------ ITEMS ------
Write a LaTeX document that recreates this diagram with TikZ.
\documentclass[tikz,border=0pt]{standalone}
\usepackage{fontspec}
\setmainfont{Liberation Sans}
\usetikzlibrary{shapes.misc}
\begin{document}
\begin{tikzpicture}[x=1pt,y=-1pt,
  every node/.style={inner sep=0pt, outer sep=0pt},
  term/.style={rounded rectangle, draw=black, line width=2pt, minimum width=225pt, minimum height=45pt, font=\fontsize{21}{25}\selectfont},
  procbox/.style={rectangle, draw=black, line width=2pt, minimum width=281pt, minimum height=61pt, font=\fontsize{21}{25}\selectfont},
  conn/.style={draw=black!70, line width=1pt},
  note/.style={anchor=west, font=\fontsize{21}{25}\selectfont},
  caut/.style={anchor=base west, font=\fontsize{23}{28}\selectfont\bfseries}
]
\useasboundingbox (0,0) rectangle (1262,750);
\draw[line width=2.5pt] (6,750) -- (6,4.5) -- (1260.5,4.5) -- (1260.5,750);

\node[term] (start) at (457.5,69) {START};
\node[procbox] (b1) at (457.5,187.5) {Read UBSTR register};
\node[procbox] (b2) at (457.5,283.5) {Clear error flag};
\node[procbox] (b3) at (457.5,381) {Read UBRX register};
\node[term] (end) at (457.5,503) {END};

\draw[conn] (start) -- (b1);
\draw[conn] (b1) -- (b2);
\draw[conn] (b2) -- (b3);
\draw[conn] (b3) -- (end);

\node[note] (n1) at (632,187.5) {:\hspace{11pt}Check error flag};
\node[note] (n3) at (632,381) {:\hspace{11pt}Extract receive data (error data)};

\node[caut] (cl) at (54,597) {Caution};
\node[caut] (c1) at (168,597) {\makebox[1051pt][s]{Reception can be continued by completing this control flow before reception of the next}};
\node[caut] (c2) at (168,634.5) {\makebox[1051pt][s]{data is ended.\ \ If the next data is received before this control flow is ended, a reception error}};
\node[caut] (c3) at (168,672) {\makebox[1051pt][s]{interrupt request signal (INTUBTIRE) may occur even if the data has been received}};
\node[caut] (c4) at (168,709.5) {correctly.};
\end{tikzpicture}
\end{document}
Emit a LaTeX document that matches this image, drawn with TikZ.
------
REQUIREMENTS: Exactly as they stand, please print the lines from the first line of the records above down to the line that includes "(1260.5,4.5) -- (1260.5,750);", both of those included and no others.

THE OUTPUT:
Write a LaTeX document that recreates this diagram with TikZ.
\documentclass[tikz,border=0pt]{standalone}
\usepackage{fontspec}
\setmainfont{Liberation Sans}
\usetikzlibrary{shapes.misc}
\begin{document}
\begin{tikzpicture}[x=1pt,y=-1pt,
  every node/.style={inner sep=0pt, outer sep=0pt},
  term/.style={rounded rectangle, draw=black, line width=2pt, minimum width=225pt, minimum height=45pt, font=\fontsize{21}{25}\selectfont},
  procbox/.style={rectangle, draw=black, line width=2pt, minimum width=281pt, minimum height=61pt, font=\fontsize{21}{25}\selectfont},
  conn/.style={draw=black!70, line width=1pt},
  note/.style={anchor=west, font=\fontsize{21}{25}\selectfont},
  caut/.style={anchor=base west, font=\fontsize{23}{28}\selectfont\bfseries}
]
\useasboundingbox (0,0) rectangle (1262,750);
\draw[line width=2.5pt] (6,750) -- (6,4.5) -- (1260.5,4.5) -- (1260.5,750);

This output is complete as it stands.